O umbigo do mundo


Alcançamos o Peru a partir de Copacabana, na Bolívia. Estava muito frio para os padrões dos nordestinos, e os platôs nos quais os bolivianos plantavam nas encostas das montanhas, estavam salpicados do branco da neve que caiu à noite.

Ainda na borda do lago Titicaca fomos a Yunguyo, e dali tomamos um caminhão até Puno. Em Juliaca, comprei numa feira popular um gorro e um agasalho com motivos andinos - desenhos de lhamas, lembro-me bem, pois lamentei muito o sumiço do pulôver, tempos depois, consumindo uma das poucas lembranças materiais da viagem.
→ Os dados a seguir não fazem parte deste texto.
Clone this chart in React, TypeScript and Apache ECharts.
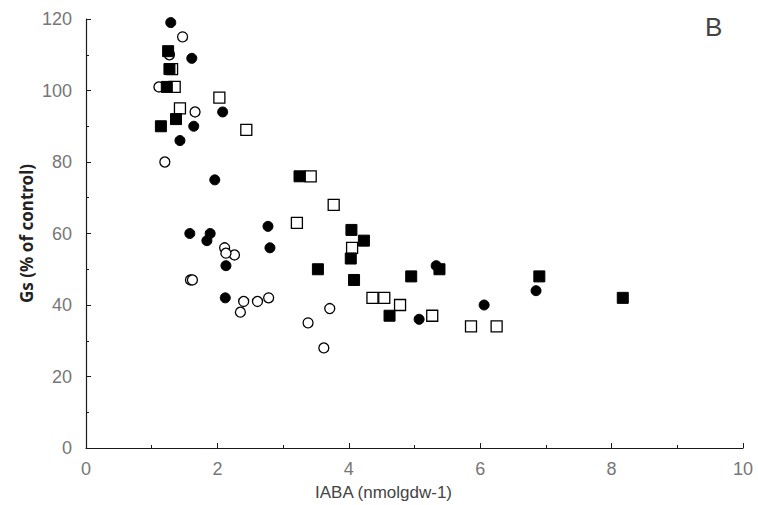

O deslocamento à histórica Cuzco foi de ônibus, onde chegamos entre 23 e 24 de janeiro. Conseguimos uns quartos numa pousada que se encaixavam em nosso bolso e saímos para visitar a cidade. Observamos as ruas estreitas e edificações históricas - sobretudo construídas pelos colonizadores espanhóis: igrejas, conventos, muros, etc

Antes mesmo dos incas, Cuzco era conhecida como "o umbigo do mundo", pela importância dada pelos habitantes da região. Ali podiam ser vistos elementos que encontraríamos em profusão na cidade histórica, pedras talhadas de forma a apresentar perfeitos encaixe entre elas, o que sugere influência da tradição inca nas construções dos invasores.

Entretanto, muito nos impressionavam as manifestações políticas, que também veríamos amplamente em Lima. Na capital peruana, em grandes rodas de conversa na Plaza San Martin, populares debatiam política e revolução. Em Cuzco, era o teatro, que também mobilizava crianças na assistência, mas que não deixava de tratar da exploração capitalista e da necessidade de uma sociedade socialista. De influência maoista, o Sendero Luminoso já tinha grande grande presença  naquele ano de 1976, mais tarde suas ações radicalizaram em movimentos armados.

Finalmente nos aproximávamos do destino previsto inicialmente pelos viajantes: conhecer a relíquia inca, centro do seu vasto império, cidade que os espanhóis não chegaram a conhecer. Incrustada numa colina, dois mil e quatrocentos e trinta metros acima do nível do mar, só voltaria a ganhar notoriedade no início do século XX, quando começou a ser mapeada por expedições científicas.

De Cuzco a Machu Picchu, tomamos um trem de ferro, que percorreu lentamente o seu trajeto até a povoação de Águas Calientes, no sopé da montanha, que em nada se assemelhava à cidade que ali se desenvolveu posteriormente. Chegamos já no fim da tarde e ali pernoitamos em um barracão, cada um segundo as suas possibilidades. Pela manhã, começamos a escalada, alguns a pé outros de ônibus, conforme sua disponibilidade. No alto, é bom registrar, que desde esta época já se instalara um hotel cinco estrelas, de modo que nem todos precisaram aguardar o dia raiar para conhecer a cidade.

As ruínas da cidade de Machu Picchu deslumbravam a todos, pela grandiosidade, pelo papel que representou quando construída no século XV, pela construção cuidadosamente moldada ao cume da montanha.

Após a visita, voltamos a Cuzco, entusiasmados e com vontade de conhecer mais cidades, o que se tornava possível devido à grande desvalorização da moeda local. Assim, logo resolvemos seguir até Lima, nas asas da Cia de Aviacion Faucett. Desta forma, cruzávamos os Andes, permitindo que fôssemos também ao Chile.

Em Lima, na companhia de outros brasileiros e argentinos que se agregaram ao grupo no curso da viagem, alugamos um ou dois quartos de um apartamento habitado por uma senhora, que assim obtinha uma renda extra.

Entre visitas a livrarias, onde proliferavam os clássicos do marxismo, e também a alguns pontos históricos, a passagem foi rápida. A maioria dos viajantes resolve seguir de ônibus em direção ao sul, para Arequipa e depois Tacna, próxima à fronteira chilena, começando uma nova etapa da jornada.